8.1 The tort designed in this Report is concerned with providing civil redress for serious invasions of privacy. The ALRC recommends that this should be made clear in the Act, by including a separate and discrete element of the tort requiring a court to consider whether the invasion of privacy was ‘serious’. This will help deter people from bringing trivial privacy claims before the courts.
8.2 Guidance on the meaning of serious should be provided in the statute. The relevant Act should provide that a court may consider the degree of any offence, distress or harm to dignity that the invasion of privacy was likely to cause a person of ordinary sensibilities in the position of the plaintiff. The Act should also provide that courts may consider whether the defendant was motivated by malice or knew the invasion of privacy was likely to offend, distress or harm the dignity of the plaintiff.

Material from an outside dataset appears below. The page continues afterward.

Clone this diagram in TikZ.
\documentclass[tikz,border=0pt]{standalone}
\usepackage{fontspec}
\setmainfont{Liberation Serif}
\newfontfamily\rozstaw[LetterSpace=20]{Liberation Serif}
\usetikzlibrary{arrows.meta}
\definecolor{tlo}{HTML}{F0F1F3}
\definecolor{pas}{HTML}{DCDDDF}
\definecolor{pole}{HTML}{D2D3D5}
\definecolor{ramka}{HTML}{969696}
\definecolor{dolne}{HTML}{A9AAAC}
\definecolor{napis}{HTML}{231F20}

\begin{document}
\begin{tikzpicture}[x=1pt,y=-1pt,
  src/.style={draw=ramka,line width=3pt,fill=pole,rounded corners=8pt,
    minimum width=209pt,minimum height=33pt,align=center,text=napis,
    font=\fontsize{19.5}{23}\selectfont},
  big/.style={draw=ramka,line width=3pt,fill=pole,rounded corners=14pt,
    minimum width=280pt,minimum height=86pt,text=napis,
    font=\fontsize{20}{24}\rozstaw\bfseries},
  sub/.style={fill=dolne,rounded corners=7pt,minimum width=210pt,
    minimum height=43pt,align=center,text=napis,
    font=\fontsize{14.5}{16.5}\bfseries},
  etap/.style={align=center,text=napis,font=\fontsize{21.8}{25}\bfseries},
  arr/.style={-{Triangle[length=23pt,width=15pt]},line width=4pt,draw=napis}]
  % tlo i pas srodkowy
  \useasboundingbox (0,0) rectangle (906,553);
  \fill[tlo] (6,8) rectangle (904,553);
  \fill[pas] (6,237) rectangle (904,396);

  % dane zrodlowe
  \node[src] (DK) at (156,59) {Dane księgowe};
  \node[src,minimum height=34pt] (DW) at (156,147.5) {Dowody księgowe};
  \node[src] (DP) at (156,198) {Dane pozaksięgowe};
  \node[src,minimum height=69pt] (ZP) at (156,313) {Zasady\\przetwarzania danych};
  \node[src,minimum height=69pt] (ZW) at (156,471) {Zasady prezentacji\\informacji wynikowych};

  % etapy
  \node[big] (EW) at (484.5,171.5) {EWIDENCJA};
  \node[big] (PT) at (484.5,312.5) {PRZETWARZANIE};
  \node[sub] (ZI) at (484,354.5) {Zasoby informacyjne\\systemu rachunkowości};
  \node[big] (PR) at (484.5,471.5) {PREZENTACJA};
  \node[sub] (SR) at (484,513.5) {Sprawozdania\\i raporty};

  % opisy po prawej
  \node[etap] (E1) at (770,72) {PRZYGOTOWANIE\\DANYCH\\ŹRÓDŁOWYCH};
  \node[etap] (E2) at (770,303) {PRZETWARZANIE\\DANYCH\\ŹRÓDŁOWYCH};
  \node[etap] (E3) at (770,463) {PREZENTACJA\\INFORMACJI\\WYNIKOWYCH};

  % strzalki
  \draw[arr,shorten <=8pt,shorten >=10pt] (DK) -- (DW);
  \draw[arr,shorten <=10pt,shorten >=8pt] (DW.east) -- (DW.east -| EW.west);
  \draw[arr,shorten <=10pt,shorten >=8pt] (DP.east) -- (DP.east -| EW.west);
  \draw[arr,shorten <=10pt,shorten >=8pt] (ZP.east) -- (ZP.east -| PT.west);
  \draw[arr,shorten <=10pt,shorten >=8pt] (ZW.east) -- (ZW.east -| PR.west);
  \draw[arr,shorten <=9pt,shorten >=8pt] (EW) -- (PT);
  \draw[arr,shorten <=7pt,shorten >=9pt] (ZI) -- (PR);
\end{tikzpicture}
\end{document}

8.3 Other matters may also be relevant, but the ALRC considers these to be the most important. Including them will provide some certainty about the meaning of ‘serious’.
8.4 The second question discussed in this chapter is whether the plaintiff should be required to prove that they suffered ‘actual damage’—more than emotional distress—from the invasion of privacy. Given the invasion of privacy must not only be serious, but the defendant must have invaded the plaintiff’s privacy intentionally or recklessly, the ALRC considers the plaintiff should not also have to prove that they suffered actual damage. The tort should be actionable per se.
8.5 Further, in many cases a serious invasion of privacy will cause emotional distress, rather than a type of harm traditionally treated by the law as ‘actual damage’. Making the tort actionable per se, like an action in trespass, will enable the plaintiff to be compensated for emotional distress caused by the defendant’s intentional or reckless conduct.